Malale also said the department had found 10 water standpipes and pit latrines — and ”14 old tents and 15 new blue tents at the site”.
Gloria Masemola, an SAHRC advocate who has been managing the Turfpan proceedings, says she recorded 237 families when she visited the area and charged that the government is trying to justify its actions by claiming only 47 people lived there now.
The municipality’s corporate service manager, Joas Satekge, says the municipality is working with the SAHRC to provide services. He claimed there are plans to build houses for the evictees they found at Turfpan and said Lepelle-Nkumpi had already supplied them with water. ”But we are trying to discourage people going and just occupying land,” he says.
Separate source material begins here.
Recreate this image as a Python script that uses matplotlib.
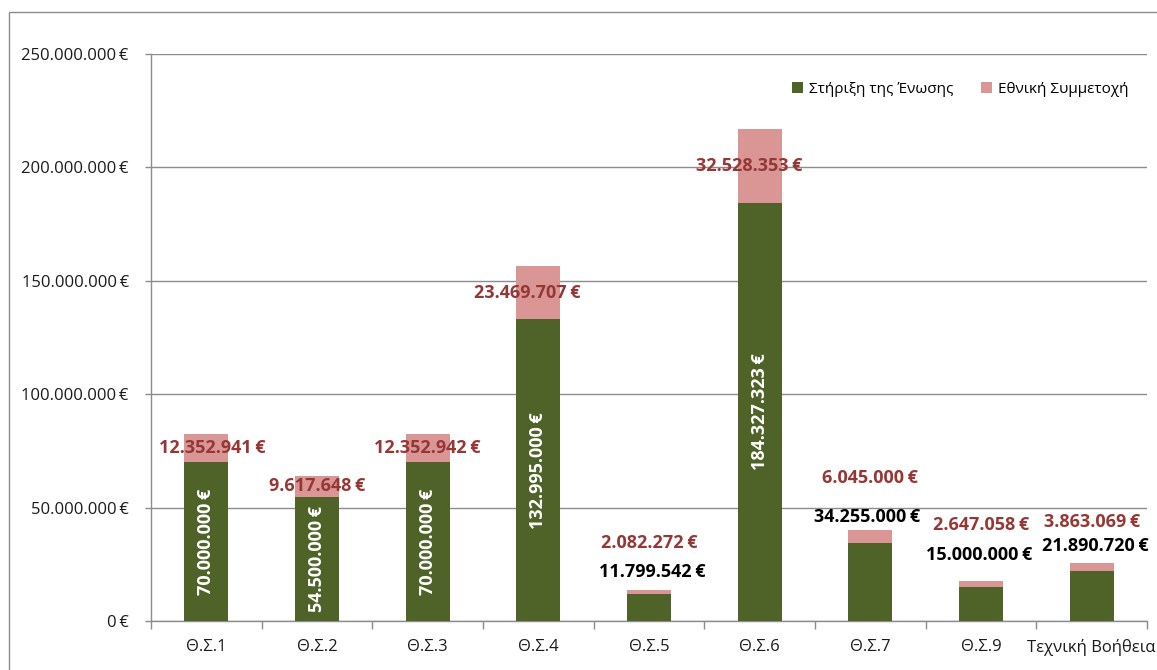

The case has once again highlighted the government’s responsibility in housing its people. McClain-Nhlapo says the reality is that people do get evicted, but the Grootboom judgement in the Constitutional Court meant that emergency plans should be made to accommodate the evictees in a way that their rights are not violated.
”We are not suggesting that these people go back to the land where they were evicted, but alternative land should have been found to accommodate them in the long term before they were evicted,” she says.
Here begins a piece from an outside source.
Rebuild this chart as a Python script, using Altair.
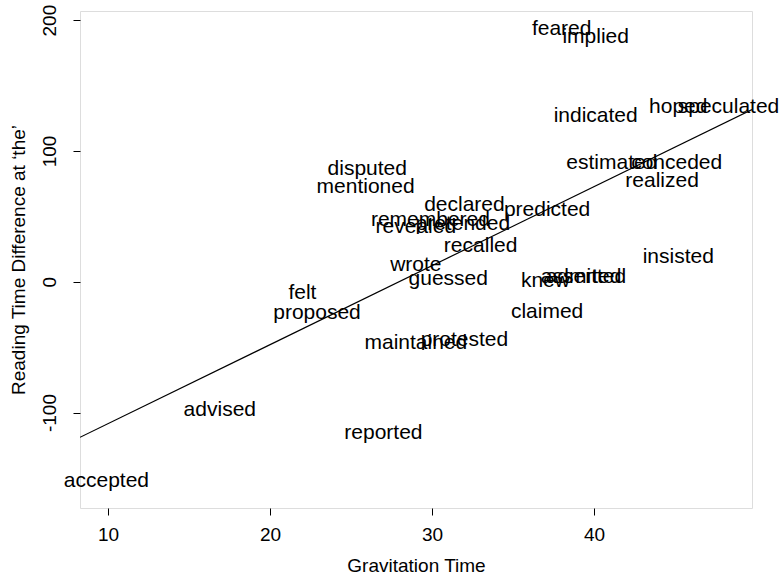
import altair as alt
import pandas as pd

words = ["feared", "implied", "indicated", "hoped", "speculated", "estimated",
         "conceded", "realized", "disputed", "mentioned", "declared", "predicted",
         "remembered", "pretended", "revealed", "recalled", "wrote", "guessed",
         "knew", "asserted", "admitted", "insisted", "claimed", "felt", "proposed",
         "maintained", "protested", "advised", "reported", "accepted"]
grav_time = [38.0, 40.1, 40.1, 45.2, 48.3, 41.1,
             45.1, 44.2, 26.0, 25.9, 32.0, 37.1,
             29.9, 31.9, 29.0, 33.0, 29.0, 31.0,
             37.0, 39.2, 39.5, 45.2, 37.1, 22.0, 22.9,
             29.0, 32.0, 16.9, 27.0, 9.9]
rt_diff = [193.6, 187.5, 127.0, 133.9, 133.9, 91.0,
           91.0, 77.3, 86.5, 72.7, 58.9, 55.1,
           47.4, 44.4, 42.1, 27.5, 13.0, 2.3,
           0.8, 3.8, 3.8, 19.1, -23.0, -8.4, -23.7,
           -46.7, -44.4, -97.9, -115.5, -152.3]

x_domain = [8.27, 49.75]
y_domain = [-173.0, 207.0]
fit_intercept = -168.9
fit_slope = 6.04

df = pd.DataFrame({"word": words, "x": grav_time, "y": rt_diff})
line_df = pd.DataFrame({"x": x_domain,
                        "y": [fit_intercept + fit_slope * v for v in x_domain]})

FONT = "Liberation Sans"

xscale = alt.Scale(domain=x_domain, nice=False, zero=False)
yscale = alt.Scale(domain=y_domain, nice=False, zero=False)

xaxis = alt.Axis(values=[10, 20, 30, 40], title="Gravitation Time", grid=False,
                 domain=False, tickColor="black", tickSize=7, labelPadding=10,
                 labelFont=FONT, labelFontSize=19, labelColor="black",
                 titleFont=FONT, titleFontSize=19, titleFontWeight="normal",
                 titleColor="black", titlePadding=12)
yaxis = alt.Axis(values=[-100, 0, 100, 200], title="Reading Time Difference at \u2018the\u2019",
                 grid=False, domain=False, tickColor="black", tickSize=7,
                 labelAngle=270, labelAlign="center", labelBaseline="bottom",
                 labelPadding=14, labelExpr="'' + datum.value",
                 labelFont=FONT, labelFontSize=19, labelColor="black",
                 titleFont=FONT, titleFontSize=19, titleFontWeight="normal",
                 titleColor="black", titlePadding=12)

text = alt.Chart(df).mark_text(font=FONT, fontSize=21, color="black",
                               align="center", baseline="middle").encode(
    x=alt.X("x:Q", scale=xscale, axis=xaxis),
    y=alt.Y("y:Q", scale=yscale, axis=yaxis),
    text="word:N",
)

line = alt.Chart(line_df).mark_line(color="black", strokeWidth=1.2, clip=True).encode(
    x=alt.X("x:Q", scale=xscale),
    y=alt.Y("y:Q", scale=yscale),
)

chart = alt.layer(line, text).properties(
    width=672, height=497,
    autosize=alt.AutoSizeParams(type="none"),
    padding={"left": 80, "top": 11, "right": 27, "bottom": 69},
).configure_view(stroke="black", strokeWidth=1.2).configure(background="white")

chart.save("out.html", embed_options={"renderer": "svg", "actions": False})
Although Malale says that the first Semenya, who assumed office in May, knew of the situation was when she received her subpoena, the commission says it approached the provincial minister’s office to intervene in the community’s plight but did not receive any feedback. Ultimately it subpoenaed Semenya as well as Moeng Phasha, Lepelle-Nkumpi municipal manager, to appear before the commission. The hearing was postponed for two weeks after legal representatives for Phasha and Semenya asked for more time. McClain-Nhlapo and fellow commissioner Tom Manthata agreed to Semenya’s office convening a task team to investigate the evictees’ plight. The task team will report back to the commission this week.
The families were evicted in May this year from Lebowakgomo Unit R and Unit BA, near Polokwane, and moved to Turfpan 21km away, after the Lepelle-Nkumpi municipality won a court order to evict them.
Masemola says their eviction led to the abuse of their basic human rights. ”In this relocation process, the municipality did not apply its mind to issues such as water, housing, sanitation, electricity and healthy living conditions.”
Malale said after the SAHRC approached Semenya, she summoned the mayor and senior municipal officials to gather information about the case and visit the affected areas.
This is not the first time the community has been evicted from the Unit R area. Squatters were first evicted from the area in 1997. After the eviction, reconstruction and development programme houses were constructed and the rest of the land was earmarked for middle-income housing. But soon the squatters were back on the vacant site because they could not find alternative accommodation elsewhere. The municipality made plans to accommodate them, but because of the demarcation of new municipalities, the plans were never followed through.